# Treating surface rust



## aod (Apr 7, 2009)

My 2006 Saab 9-3 is starting to show it's age with some surface rust emerging around the wheel arches, and some bubbling on the bonnet and under the window edging rubber (top of doors).

I'm more inclined to sort out the wheel arches first, and then look at the other areas.

I've done a search on the forum and looked at some recommendations, one of which is Bilt Hamber.

Looking at their Anti-Corrosion products I'm a bit overwhelmed with the choice.

Can anyone help me work out the most appropriate product to chose for treating my car.

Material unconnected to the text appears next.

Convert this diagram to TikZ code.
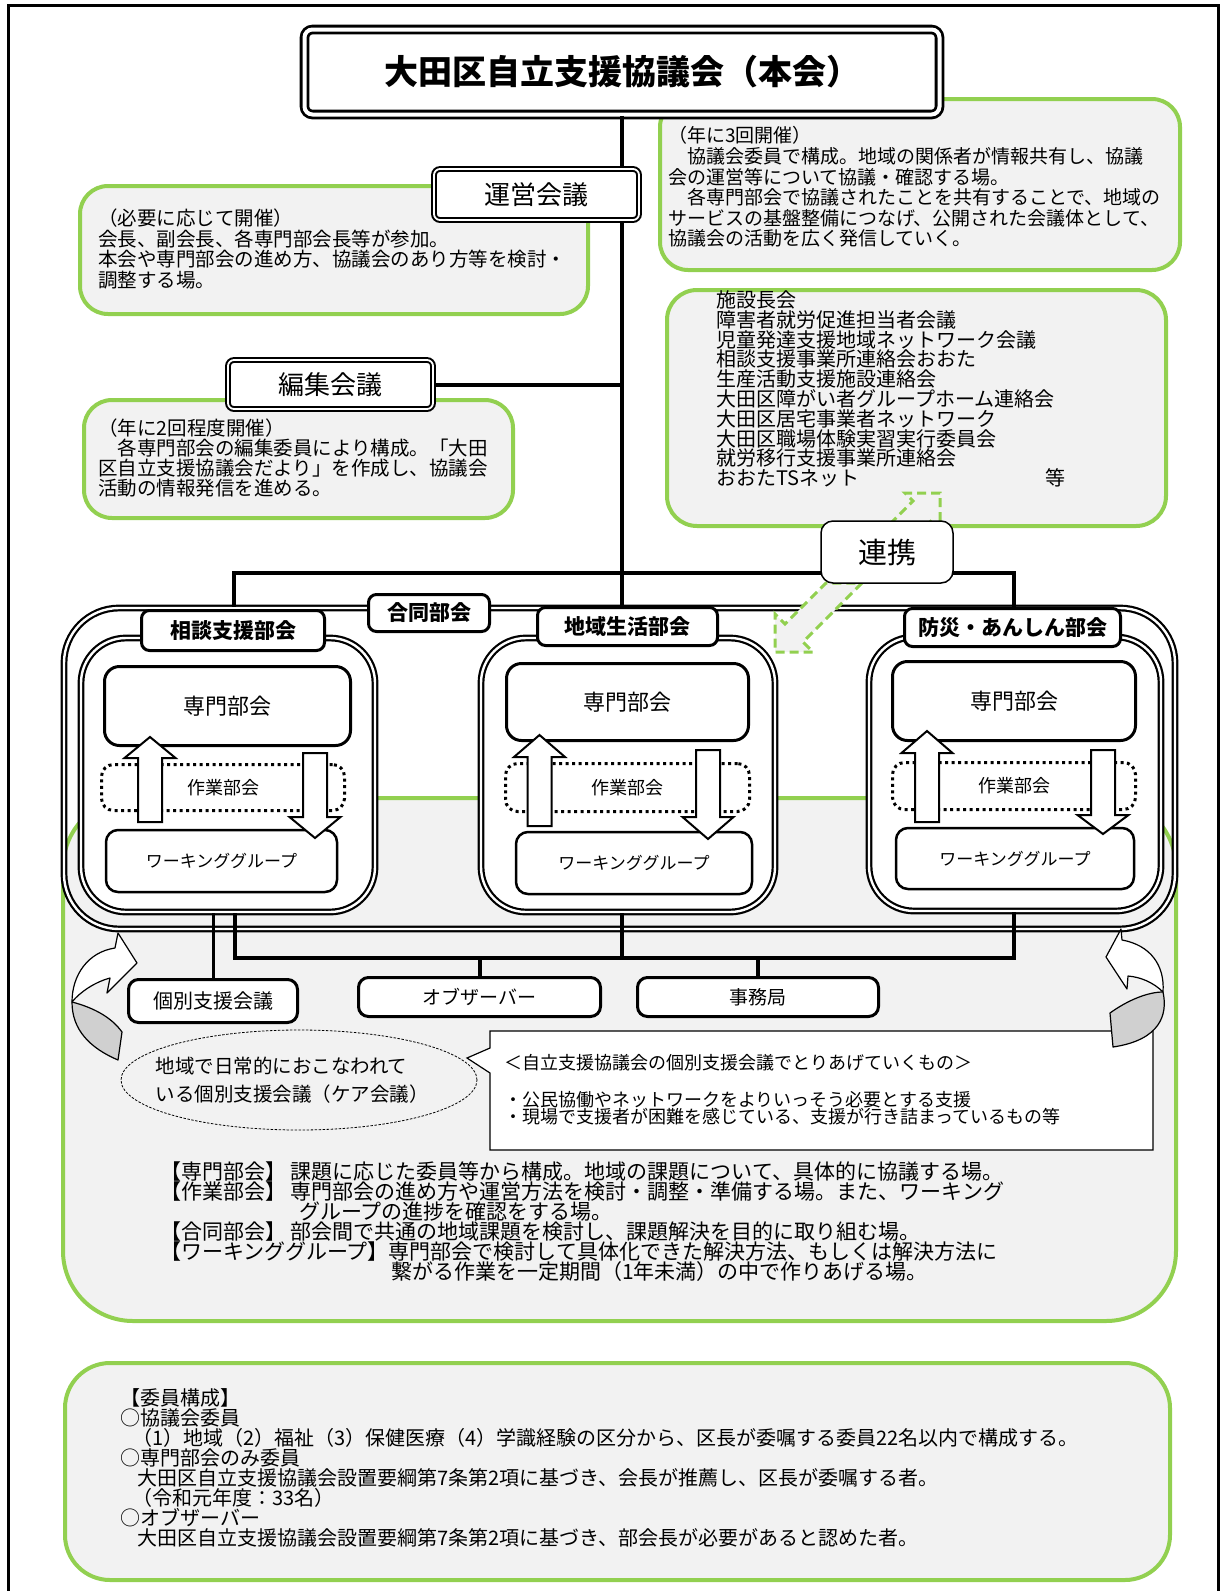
\documentclass[tikz,border=0pt]{standalone}
\usepackage{fontspec}
\setmainfont{Noto Sans CJK JP}
\usetikzlibrary{shapes.geometric}
\definecolor{leafgreen}{HTML}{92D050}
\definecolor{notegray}{HTML}{F2F2F2}
\definecolor{twistgray}{HTML}{D0D0D0}
\newcommand{\fsz}[2]{\fontsize{#1pt}{#2pt}\selectfont}
\newcommand{\blockup}[4]{\draw[blockarrow] (#1-12,#4) -- (#1-12,#3) -- (#1-25.5,#3) -- (#1,#2) -- (#1+25.5,#3) -- (#1+12,#3) -- (#1+12,#4) -- cycle;}
\newcommand{\blockdown}[4]{\draw[blockarrow] (#1-12,#2) -- (#1-12,#3) -- (#1-25.5,#3) -- (#1,#4) -- (#1+25.5,#3) -- (#1+12,#3) -- (#1+12,#2) -- cycle;}

\tikzset{
    greenbox/.style={draw=leafgreen, line width=4pt, fill=notegray, rounded corners=28pt, inner sep=0pt},
    dblbox/.style={draw=black, line width=2pt, double=white, double distance=1.8pt, fill=white, rounded corners=6pt, inner sep=0pt},
    groupframe/.style={draw=black, line width=2.2pt, double=white, double distance=2.4pt, fill=white, rounded corners=45pt, inner sep=0pt},
    tabbox/.style={draw, line width=3pt, fill=white, rounded corners=8pt, inner sep=0pt, font=\fsz{21}{24}\bfseries},
    unitbox/.style={draw, line width=3pt, fill=white, rounded corners=15pt, inner sep=0pt, font=\fsz{22}{24}},
    dotbox/.style={draw, line width=3pt, dash pattern=on 3pt off 3.5pt, rounded corners=12pt, inner sep=0pt, font=\fsz{18}{20}},
    wgbox/.style={draw, line width=2.5pt, fill=white, rounded corners=12pt, inner sep=0pt, font=\fsz{17}{20}},
    lowbox/.style={draw, line width=3pt, fill=white, rounded corners=10pt, inner sep=0pt, font=\fsz{19}{22}},
    trunk/.style={line width=4pt},
    blockarrow/.style={draw, line width=2pt, fill=white, line join=miter},
    linkarrow/.style={draw=leafgreen, line width=3pt, dash pattern=on 9pt off 5pt, fill=notegray},
    twist/.style={draw, line width=1.2pt, line join=round},
    notetext/.style={anchor=west, inner sep=0pt, align=left},
}

\begin{document}
\begin{tikzpicture}[x=1pt, y=-1pt]

            \useasboundingbox (0,0) rectangle (1223,1591);
            \draw[line width=3pt] (8,5) rectangle (1218,1600);

            % notes round the council
            \node[greenbox, minimum width=508pt, minimum height=128pt] (opsnote) at (334,250) {};
            \node[greenbox, minimum width=520pt, minimum height=171pt] (mainnote) at (920,184.5) {};
            \node[greenbox, minimum width=429pt, minimum height=118pt] (editnote) at (298.5,459) {};
            \node[greenbox, minimum width=499pt, minimum height=236pt, rounded corners=30pt] (linkbox) at (916.5,408) {};
            \node[greenbox, minimum width=1113pt, minimum height=523pt, rounded corners=70pt] (termbox) at (619.5,1059.5) {};
            \node[greenbox, minimum width=1105pt, minimum height=217pt, rounded corners=45pt] (memberbox) at (617.5,1471.5) {};

            \node[notetext, font=\fsz{19.5}{20.5}] (opstext) at (98,249) {（必要に応じて開催）\\会長、副会長、各専門部会長等が参加。\\本会や専門部会の進め方、協議会のあり方等を検討・\\調整する場。};
            \node[notetext, font=\fsz{19}{20.6}] (maintext) at (668,187) {（年に3回開催）\\　協議会委員で構成。地域の関係者が情報共有し、協議\\会の運営等について協議・確認する場。\\　各専門部会で協議されたことを共有することで、地域の\\サービスの基盤整備につなげ、公開された会議体として、\\協議会の活動を広く発信していく。};
            \node[notetext, font=\fsz{19.5}{20.3}] (edittext) at (98,458) {（年に2回程度開催）\\　各専門部会の編集委員により構成。「大田\\区自立支援協議会だより」を作成し、協議会\\活動の情報発信を進める。};
            \node[notetext, font=\fsz{20}{19.8}] (linktext) at (716,389) {施設長会\\障害者就労促進担当者会議\\児童発達支援地域ネットワーク会議\\相談支援事業所連絡会おおた\\生産活動支援施設連絡会\\大田区障がい者グループホーム連絡会\\大田区居宅事業者ネットワーク\\大田区職場体験実習実行委員会\\就労移行支援事業所連絡会\\\makebox[329pt][l]{おおたTSネット}等};

            % council and its meetings
            \node[dblbox, line width=2.8pt, double distance=4pt, rounded corners=8pt, minimum width=635pt, minimum height=85pt, font=\fsz{34}{36}\bfseries] (honkai) at (622,72) {大田区自立支援協議会（本会）};
            \coordinate (trunkfoot) at (622,606);
            \draw[trunk] (honkai.south) -- (trunkfoot);
            \node[dblbox, minimum width=205pt, minimum height=51pt, font=\fsz{26}{28}] (unei) at (536.5,194.5) {運営会議};
            \node[dblbox, minimum width=205pt, minimum height=49pt, font=\fsz{26}{28}] (henshu) at (330.5,384.5) {編集会議};
            \draw[trunk] (henshu.east) -- (henshu.east -| honkai.south);

            % sections
            \node[groupframe, fill=none, minimum width=1111pt, minimum height=321pt, rounded corners=55pt] (bigframe) at (619.5,768.5) {};
            \coordinate (barL) at (234,573);
            \coordinate (barR) at (1014,573);
            \draw[trunk] (barL |- bigframe.north) -- (barL) -- (barR) -- (barR |- bigframe.north);
            \node[tabbox, minimum width=121pt, minimum height=37pt] (godotab) at (429,613) {合同部会};

            \node[groupframe, minimum width=294pt, minimum height=274pt] (sodan) at (228,775) {};
            \node[tabbox, minimum width=183pt, minimum height=40pt] (sodantab) at (233,630.5) {相談支援部会};
            \node[unitbox, minimum width=246pt, minimum height=79pt] (sodanunit) at (227.5,706) {専門部会};
            \node[dotbox, minimum width=243pt, minimum height=46pt] (sodanwork) at (223,787.5) {作業部会};
            \node[wgbox, minimum width=231pt, minimum height=62pt] (sodanwg) at (221.5,861) {ワーキンググループ};
            \blockup{150}{737}{758}{822}
            \blockdown{315}{753}{817}{838}

            \node[groupframe, minimum width=294pt, minimum height=274pt] (chiiki) at (628,775) {};
            \node[tabbox, minimum width=180pt, minimum height=38pt] (chiikitab) at (627.5,626.5) {地域生活部会};
            \node[unitbox, minimum width=242pt, minimum height=77pt] (chiikiunit) at (627.5,702) {専門部会};
            \node[dotbox, minimum width=244pt, minimum height=48pt] (chiikiwork) at (627.5,787.5) {作業部会};
            \node[wgbox, minimum width=236pt, minimum height=62pt] (chiikiwg) at (634,863) {ワーキンググループ};
            \blockup{539.5}{735}{757}{826}
            \blockdown{708}{750}{817}{839}

            \node[groupframe, minimum width=292pt, minimum height=274pt] (bosai) at (1015,774) {};
            \node[tabbox, minimum width=216pt, minimum height=38pt] (bosaitab) at (1012.5,627.5) {防災・あんしん部会};
            \node[unitbox, minimum width=243pt, minimum height=79pt] (bosaiunit) at (1014,701) {専門部会};
            \node[dotbox, minimum width=243pt, minimum height=47pt] (bosaiwork) at (1014,786) {作業部会};
            \node[wgbox, minimum width=238pt, minimum height=61pt] (bosaiwg) at (1015,858.5) {ワーキンググループ};
            \blockup{927}{731}{753}{822}
            \blockdown{1103}{750}{815}{834}

            % liaison
            \draw[linkarrow] (880,534) -- (913,501) -- (905,493) -- (940,493) -- (940,528) -- (932,520) -- (899,553) -- cycle;
            \draw[linkarrow] (862,583) -- (803,642) -- (813,652) -- (775,652) -- (775,614) -- (785,624) -- (826,583) -- cycle;
            \node[draw, line width=1.5pt, fill=white, rounded corners=12pt, inner sep=0pt, minimum width=132pt, minimum height=62pt, font=\fsz{29}{30}] (renkei) at (887,552) {連携};

            % lower part
            \node[lowbox, font=\fsz{20}{22}, minimum width=169pt, minimum height=43pt] (kobetsu) at (213,1001) {個別支援会議};
            \node[lowbox, minimum width=242pt, minimum height=39pt] (observer) at (479.5,997) {オブザーバー};
            \node[lowbox, minimum width=241pt, minimum height=39pt] (jimu) at (758,997) {事務局};
            \coordinate (lowL) at (235,958);
            \coordinate (lowR) at (1014,958);
            \draw[trunk] (lowL |- sodan.south) -- (lowL) -- (lowR) -- (lowR |- bosai.south);
            \draw[trunk] (chiiki.south -| honkai.south) -- (honkai.south |- lowL);
            \draw[line width=3pt] (kobetsu.north) -- (kobetsu.north |- sodan.south);
            \draw[trunk] (observer.north) -- (observer.north |- lowL);
            \draw[trunk] (jimu.north) -- (jimu.north |- lowL);

            \draw[line width=1.2pt, fill=white] (490,1031) -- (490,1048) -- (467,1058) -- (490,1073) -- (490,1150) -- (1153,1150) -- (1153,1031) -- cycle;
            \node[notetext, font=\fsz{18}{17}] (calltext) at (504,1090) {＜自立支援協議会の個別支援会議でとりあげていくもの＞\\[20pt]・公民協働やネットワークをよりいっそう必要とする支援\\・現場で支援者が困難を感じている、支援が行き詰まっているもの等};
            \node[draw, ellipse, line width=0.8pt, dash pattern=on 2.5pt off 1.5pt, inner sep=0pt, minimum width=356pt, minimum height=100pt] (careoval) at (299,1080) {};
            \node[align=left, inner sep=0pt, font=\fsz{19.5}{28}] (caretext) at (292,1080) {地域で日常的におこなわれて\\いる個別支援会議（ケア会議）};

            \draw[twist, fill=white] (118,933) -- (137,963) -- (107,993) -- (110,978) .. controls (95,982) and (80,992) .. (72,1002) .. controls (72,975) and (88,952) .. (115,948) -- cycle;
            \draw[twist, fill=twistgray] (72,1002) .. controls (95,1008) and (112,1018) .. (122,1032) -- (118,1060) .. controls (90,1048) and (72,1030) .. (72,1002) -- cycle;
            \draw[twist, fill=white] (1121,929) -- (1106,957) -- (1127,989) -- (1128,976) .. controls (1140,977) and (1153,982) .. (1163,992) .. controls (1165,965) and (1150,945) .. (1122,940) -- cycle;
            \draw[twist, fill=twistgray] (1110,1013) .. controls (1128,1000) and (1148,992) .. (1163,992) .. controls (1168,1015) and (1160,1040) .. (1113,1047) -- cycle;

            % explanations
            \node[notetext, font=\fsz{21}{20}] (termtext) at (160,1222) {【専門部会】~課題に応じた委員等から構成。地域の課題について、具体的に協議する場。\\【作業部会】~専門部会の進め方や運営方法を検討・調整・準備する場。また、ワーキング\\\hspace*{139pt}グループの進捗を確認をする場。\\【合同部会】~部会間で共通の地域課題を検討し、課題解決を目的に取り組む場。\\【ワーキンググループ】専門部会で検討して具体化できた解決方法、もしくは解決方法に\\\hspace*{231pt}繋がる作業を一定期間（1年未満）の中で作りあげる場。};
            \node[notetext, font=\fsz{20}{20}] (membertext) at (120,1468) {【委員構成】\\○協議会委員\\\hspace*{12pt}（1）地域（2）福祉（3）保健医療（4）学識経験の区分から、区長が委嘱する委員22名以内で構成する。\\○専門部会のみ委員\\\hspace*{17pt}大田区自立支援協議会設置要綱第7条第2項に基づき、会長が推薦し、区長が委嘱する者。\\\hspace*{12pt}（令和元年度：33名）\\○オブザーバー\\\hspace*{17pt}大田区自立支援協議会設置要綱第7条第2項に基づき、部会長が必要があると認めた者。};

\end{tikzpicture}
\end{document}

Also any practical tips or other advice would be welcome!


----------



## enc (Jan 25, 2006)

I've been using bilt hamber deox gel with faverouble results on my lower door panel. 
Remember rust on wheel arches can be the result of crud build up inside the arch which then Starts to rot from the inside out. If this is the case you need to address the inside as well as the outside. Hopefully in your case it isn't


----------



## enc (Jan 25, 2006)

Before


----------



## Tintin (Sep 3, 2006)

I would use the Detox gel. Remove as much of the rust and paint as you can, cover in a thick layer of the gel, cover with cling film and tape. You may need several applications to get rid of any pitted rust. Then prime (e.g. Electrox, or a cheaper primer), then top coat.

Hydrate 80 is a good product, but it is really a rust encapsulator/converter. I only use it in places I can't reach to remove rust. Much better to remove rust if you can.


----------



## mikechesterman (May 25, 2013)

Jenolite


----------